[Plotting code records]
>> BEGIN
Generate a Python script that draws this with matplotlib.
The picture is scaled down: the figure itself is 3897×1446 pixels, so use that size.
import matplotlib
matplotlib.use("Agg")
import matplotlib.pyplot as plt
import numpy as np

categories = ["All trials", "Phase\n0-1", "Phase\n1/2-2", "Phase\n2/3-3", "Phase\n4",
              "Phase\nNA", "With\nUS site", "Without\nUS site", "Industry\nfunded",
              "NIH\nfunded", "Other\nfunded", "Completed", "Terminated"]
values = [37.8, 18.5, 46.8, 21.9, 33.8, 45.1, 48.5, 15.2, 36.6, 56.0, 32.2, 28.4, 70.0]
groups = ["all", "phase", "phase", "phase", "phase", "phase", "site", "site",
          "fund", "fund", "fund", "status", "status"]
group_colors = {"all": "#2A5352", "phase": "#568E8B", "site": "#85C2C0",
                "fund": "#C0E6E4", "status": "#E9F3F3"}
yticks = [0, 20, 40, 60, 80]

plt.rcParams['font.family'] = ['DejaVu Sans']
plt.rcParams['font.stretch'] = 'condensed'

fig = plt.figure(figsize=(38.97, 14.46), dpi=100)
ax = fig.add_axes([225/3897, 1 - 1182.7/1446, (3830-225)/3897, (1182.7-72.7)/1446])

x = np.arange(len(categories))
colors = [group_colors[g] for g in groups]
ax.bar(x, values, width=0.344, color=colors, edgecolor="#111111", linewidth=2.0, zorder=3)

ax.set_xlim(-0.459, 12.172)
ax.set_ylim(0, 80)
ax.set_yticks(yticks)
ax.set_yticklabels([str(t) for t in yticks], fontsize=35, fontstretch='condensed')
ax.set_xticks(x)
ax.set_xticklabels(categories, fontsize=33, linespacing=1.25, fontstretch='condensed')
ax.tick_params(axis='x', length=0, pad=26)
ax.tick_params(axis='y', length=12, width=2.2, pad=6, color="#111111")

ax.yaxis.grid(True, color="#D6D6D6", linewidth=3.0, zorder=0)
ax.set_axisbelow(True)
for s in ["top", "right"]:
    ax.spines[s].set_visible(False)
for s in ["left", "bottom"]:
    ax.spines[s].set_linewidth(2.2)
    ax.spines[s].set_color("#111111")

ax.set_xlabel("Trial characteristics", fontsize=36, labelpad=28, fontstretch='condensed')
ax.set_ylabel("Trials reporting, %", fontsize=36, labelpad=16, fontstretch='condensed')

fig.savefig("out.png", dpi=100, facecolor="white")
>> END
>> BEGIN
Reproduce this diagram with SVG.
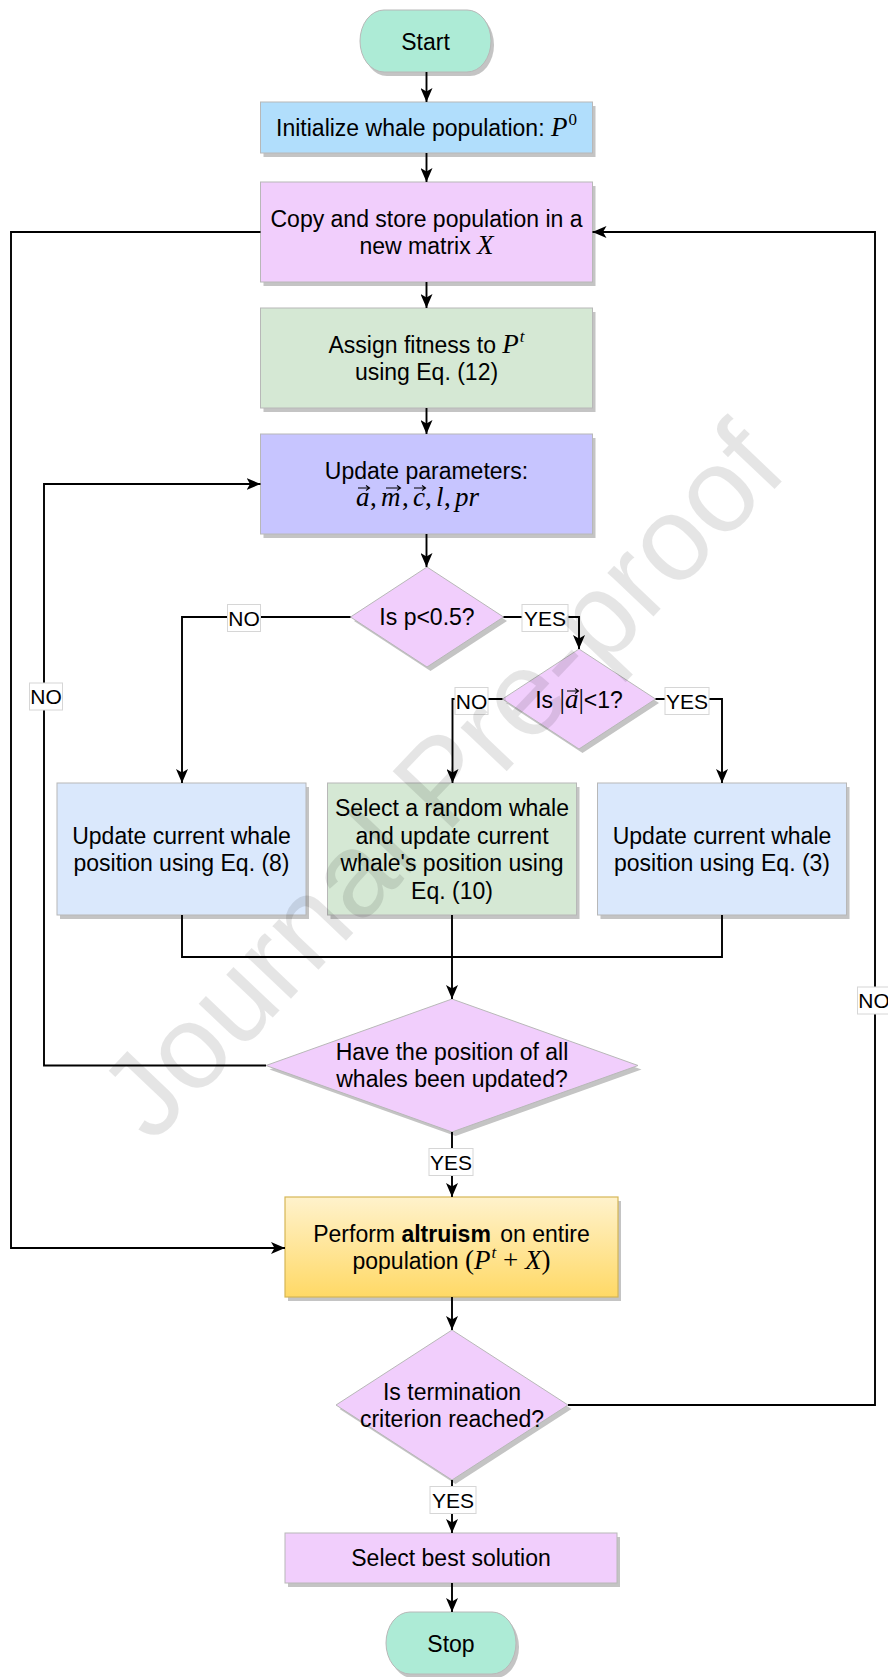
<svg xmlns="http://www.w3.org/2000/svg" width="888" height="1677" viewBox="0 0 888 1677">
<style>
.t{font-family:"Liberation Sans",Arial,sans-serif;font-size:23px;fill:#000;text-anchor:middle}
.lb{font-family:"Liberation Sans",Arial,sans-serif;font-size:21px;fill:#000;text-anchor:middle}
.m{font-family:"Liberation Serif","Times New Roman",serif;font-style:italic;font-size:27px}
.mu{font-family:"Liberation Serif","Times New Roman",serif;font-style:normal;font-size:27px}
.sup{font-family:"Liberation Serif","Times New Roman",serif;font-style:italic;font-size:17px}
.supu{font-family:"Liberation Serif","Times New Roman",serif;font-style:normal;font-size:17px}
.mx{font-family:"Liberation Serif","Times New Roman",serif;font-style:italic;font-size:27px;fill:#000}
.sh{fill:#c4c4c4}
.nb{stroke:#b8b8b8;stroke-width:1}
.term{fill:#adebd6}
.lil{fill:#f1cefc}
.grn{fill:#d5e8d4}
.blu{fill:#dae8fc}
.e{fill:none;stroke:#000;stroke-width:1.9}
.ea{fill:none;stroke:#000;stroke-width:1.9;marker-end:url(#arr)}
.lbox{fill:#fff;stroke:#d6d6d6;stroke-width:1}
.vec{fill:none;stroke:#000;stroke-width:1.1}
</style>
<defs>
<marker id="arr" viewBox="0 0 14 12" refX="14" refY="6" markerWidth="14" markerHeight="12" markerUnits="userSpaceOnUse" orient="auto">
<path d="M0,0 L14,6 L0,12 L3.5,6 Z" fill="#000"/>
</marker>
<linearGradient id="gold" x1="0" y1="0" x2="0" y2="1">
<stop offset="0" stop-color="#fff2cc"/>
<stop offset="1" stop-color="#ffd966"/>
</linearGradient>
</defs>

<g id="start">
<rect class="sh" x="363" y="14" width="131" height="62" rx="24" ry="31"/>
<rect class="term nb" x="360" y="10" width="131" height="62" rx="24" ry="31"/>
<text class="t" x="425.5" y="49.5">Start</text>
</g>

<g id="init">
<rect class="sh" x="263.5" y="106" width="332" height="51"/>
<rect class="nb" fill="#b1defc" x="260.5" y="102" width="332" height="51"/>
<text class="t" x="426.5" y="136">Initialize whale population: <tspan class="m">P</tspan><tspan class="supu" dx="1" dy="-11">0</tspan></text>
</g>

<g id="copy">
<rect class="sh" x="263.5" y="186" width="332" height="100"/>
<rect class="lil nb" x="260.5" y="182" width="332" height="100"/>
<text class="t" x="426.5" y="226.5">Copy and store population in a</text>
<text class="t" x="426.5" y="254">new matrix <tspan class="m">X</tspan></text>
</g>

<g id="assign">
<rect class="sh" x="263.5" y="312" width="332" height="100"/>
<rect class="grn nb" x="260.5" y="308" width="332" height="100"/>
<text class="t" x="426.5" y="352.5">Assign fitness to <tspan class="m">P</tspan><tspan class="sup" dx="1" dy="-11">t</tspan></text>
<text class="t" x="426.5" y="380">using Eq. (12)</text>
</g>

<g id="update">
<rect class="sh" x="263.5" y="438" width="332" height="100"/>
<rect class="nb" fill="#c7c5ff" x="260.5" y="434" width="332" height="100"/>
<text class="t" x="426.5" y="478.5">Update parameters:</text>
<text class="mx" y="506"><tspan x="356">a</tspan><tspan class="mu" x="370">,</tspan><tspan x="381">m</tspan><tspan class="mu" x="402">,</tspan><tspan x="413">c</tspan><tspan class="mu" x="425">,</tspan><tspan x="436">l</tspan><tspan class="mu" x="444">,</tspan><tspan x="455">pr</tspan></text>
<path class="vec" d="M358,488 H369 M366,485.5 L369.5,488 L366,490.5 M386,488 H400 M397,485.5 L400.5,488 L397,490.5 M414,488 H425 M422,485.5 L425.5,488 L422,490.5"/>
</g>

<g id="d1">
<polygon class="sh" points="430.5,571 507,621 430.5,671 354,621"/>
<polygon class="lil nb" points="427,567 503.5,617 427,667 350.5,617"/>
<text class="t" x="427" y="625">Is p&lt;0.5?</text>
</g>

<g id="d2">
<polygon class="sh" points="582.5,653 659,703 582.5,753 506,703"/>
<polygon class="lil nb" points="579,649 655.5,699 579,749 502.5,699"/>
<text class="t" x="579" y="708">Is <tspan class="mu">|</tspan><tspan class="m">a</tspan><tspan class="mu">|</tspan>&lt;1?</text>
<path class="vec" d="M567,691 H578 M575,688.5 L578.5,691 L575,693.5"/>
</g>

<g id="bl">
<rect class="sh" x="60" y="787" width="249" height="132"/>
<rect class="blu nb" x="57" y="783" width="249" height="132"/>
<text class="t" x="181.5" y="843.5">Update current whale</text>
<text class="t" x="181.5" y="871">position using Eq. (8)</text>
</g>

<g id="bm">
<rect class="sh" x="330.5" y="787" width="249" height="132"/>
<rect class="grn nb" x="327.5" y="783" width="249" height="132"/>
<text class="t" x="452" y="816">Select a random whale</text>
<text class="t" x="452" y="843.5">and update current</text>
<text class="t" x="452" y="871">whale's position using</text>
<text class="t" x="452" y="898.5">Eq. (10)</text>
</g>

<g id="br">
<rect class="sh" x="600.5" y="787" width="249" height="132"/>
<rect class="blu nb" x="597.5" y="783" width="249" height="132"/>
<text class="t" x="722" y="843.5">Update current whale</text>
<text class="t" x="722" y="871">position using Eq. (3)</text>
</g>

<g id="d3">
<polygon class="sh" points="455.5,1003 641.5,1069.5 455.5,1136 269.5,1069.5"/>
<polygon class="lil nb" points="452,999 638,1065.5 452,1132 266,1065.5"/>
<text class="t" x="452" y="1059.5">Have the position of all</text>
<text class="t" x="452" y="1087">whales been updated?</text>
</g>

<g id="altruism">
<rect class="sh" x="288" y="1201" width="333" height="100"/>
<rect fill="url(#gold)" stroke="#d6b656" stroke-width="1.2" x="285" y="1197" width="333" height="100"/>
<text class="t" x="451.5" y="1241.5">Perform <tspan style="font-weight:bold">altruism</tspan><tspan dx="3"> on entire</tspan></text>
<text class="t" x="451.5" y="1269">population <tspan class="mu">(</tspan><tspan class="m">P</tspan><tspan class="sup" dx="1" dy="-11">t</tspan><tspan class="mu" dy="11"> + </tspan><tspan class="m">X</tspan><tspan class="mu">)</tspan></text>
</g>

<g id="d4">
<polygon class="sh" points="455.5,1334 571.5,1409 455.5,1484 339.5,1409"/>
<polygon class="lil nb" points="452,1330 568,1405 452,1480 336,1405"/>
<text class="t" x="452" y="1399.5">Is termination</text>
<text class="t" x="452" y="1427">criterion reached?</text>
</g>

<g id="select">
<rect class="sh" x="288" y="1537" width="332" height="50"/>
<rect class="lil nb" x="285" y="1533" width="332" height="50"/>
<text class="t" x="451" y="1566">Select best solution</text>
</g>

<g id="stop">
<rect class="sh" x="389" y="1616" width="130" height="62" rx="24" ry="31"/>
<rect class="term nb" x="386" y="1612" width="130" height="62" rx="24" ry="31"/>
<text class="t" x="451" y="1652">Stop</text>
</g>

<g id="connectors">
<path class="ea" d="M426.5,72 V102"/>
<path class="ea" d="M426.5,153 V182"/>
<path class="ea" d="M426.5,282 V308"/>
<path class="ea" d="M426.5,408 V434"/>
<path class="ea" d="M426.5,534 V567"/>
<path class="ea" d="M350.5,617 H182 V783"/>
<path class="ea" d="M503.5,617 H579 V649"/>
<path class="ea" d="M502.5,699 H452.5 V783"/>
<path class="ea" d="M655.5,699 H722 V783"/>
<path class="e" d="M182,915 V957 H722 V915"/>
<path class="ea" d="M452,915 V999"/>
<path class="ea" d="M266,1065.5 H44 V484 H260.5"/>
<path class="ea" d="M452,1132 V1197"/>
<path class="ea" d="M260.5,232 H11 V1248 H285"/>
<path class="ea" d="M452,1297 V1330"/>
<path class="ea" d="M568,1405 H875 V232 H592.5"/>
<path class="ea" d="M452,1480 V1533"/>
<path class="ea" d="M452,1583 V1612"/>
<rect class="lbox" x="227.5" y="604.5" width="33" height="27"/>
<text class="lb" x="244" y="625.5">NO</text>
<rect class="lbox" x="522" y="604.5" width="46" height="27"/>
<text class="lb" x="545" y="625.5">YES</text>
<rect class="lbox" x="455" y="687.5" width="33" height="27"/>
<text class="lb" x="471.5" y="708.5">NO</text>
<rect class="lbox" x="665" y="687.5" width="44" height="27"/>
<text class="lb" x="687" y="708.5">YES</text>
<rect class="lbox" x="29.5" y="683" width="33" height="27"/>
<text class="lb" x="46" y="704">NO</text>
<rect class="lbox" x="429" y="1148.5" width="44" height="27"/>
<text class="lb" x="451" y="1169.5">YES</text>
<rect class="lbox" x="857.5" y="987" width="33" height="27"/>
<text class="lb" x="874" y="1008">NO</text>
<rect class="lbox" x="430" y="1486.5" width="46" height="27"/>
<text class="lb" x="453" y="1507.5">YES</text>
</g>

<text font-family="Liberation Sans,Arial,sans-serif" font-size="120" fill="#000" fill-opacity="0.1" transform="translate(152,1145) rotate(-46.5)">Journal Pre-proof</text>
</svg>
>> END
>> BEGIN
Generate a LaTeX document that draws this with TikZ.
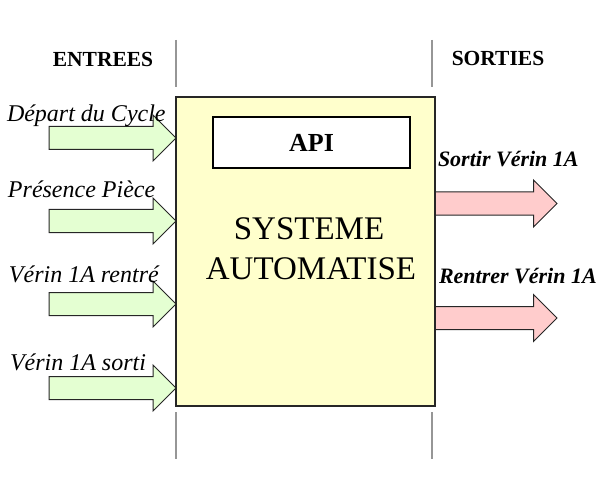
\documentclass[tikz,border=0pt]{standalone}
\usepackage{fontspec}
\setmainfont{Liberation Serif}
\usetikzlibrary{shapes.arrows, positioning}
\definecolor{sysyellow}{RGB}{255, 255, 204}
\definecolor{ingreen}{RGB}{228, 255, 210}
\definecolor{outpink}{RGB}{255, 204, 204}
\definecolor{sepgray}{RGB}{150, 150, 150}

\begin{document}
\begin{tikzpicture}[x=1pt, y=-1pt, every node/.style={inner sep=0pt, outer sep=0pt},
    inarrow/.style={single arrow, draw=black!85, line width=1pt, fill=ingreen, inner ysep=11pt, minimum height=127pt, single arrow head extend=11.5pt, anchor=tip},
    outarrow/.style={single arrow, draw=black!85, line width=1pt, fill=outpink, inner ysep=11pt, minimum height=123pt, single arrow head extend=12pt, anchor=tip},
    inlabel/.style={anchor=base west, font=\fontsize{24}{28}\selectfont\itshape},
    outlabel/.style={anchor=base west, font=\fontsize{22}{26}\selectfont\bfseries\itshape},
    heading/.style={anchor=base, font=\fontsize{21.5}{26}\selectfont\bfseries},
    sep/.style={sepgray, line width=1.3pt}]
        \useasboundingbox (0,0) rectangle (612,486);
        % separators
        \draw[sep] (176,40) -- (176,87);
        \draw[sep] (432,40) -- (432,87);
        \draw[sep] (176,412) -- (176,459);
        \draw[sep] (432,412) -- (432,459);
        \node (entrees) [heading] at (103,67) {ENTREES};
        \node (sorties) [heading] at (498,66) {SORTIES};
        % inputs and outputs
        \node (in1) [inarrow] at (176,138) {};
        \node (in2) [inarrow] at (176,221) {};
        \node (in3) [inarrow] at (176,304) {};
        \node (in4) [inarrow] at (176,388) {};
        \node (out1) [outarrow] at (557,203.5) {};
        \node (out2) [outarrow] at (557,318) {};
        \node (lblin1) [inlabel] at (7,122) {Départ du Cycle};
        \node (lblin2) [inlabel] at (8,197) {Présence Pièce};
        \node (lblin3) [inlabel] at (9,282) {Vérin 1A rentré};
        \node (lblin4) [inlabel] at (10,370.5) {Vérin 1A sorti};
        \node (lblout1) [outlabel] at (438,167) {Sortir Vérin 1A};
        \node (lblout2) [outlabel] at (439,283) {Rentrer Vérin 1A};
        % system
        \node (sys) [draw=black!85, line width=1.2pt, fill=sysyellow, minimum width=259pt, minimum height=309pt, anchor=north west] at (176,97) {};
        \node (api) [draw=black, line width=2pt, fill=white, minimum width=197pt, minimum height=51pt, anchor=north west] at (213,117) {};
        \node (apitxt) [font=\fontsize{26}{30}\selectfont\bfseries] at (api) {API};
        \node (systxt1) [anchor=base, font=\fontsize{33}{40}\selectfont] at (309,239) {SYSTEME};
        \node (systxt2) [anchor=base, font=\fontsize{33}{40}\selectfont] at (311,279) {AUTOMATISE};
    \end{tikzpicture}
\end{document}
>> END
*Objective*. Exactly the lines from the line containing "Generate a Python" to the line containing "yticks = [0, 20, 40, 60, 80]", both included, are to be set down; no other line belongs in the answer.

*Task solution*.
Generate a Python script that draws this with matplotlib.
The picture is scaled down: the figure itself is 3897×1446 pixels, so use that size.
import matplotlib
matplotlib.use("Agg")
import matplotlib.pyplot as plt
import numpy as np

categories = ["All trials", "Phase\n0-1", "Phase\n1/2-2", "Phase\n2/3-3", "Phase\n4",
              "Phase\nNA", "With\nUS site", "Without\nUS site", "Industry\nfunded",
              "NIH\nfunded", "Other\nfunded", "Completed", "Terminated"]
values = [37.8, 18.5, 46.8, 21.9, 33.8, 45.1, 48.5, 15.2, 36.6, 56.0, 32.2, 28.4, 70.0]
groups = ["all", "phase", "phase", "phase", "phase", "phase", "site", "site",
          "fund", "fund", "fund", "status", "status"]
group_colors = {"all": "#2A5352", "phase": "#568E8B", "site": "#85C2C0",
                "fund": "#C0E6E4", "status": "#E9F3F3"}
yticks = [0, 20, 40, 60, 80]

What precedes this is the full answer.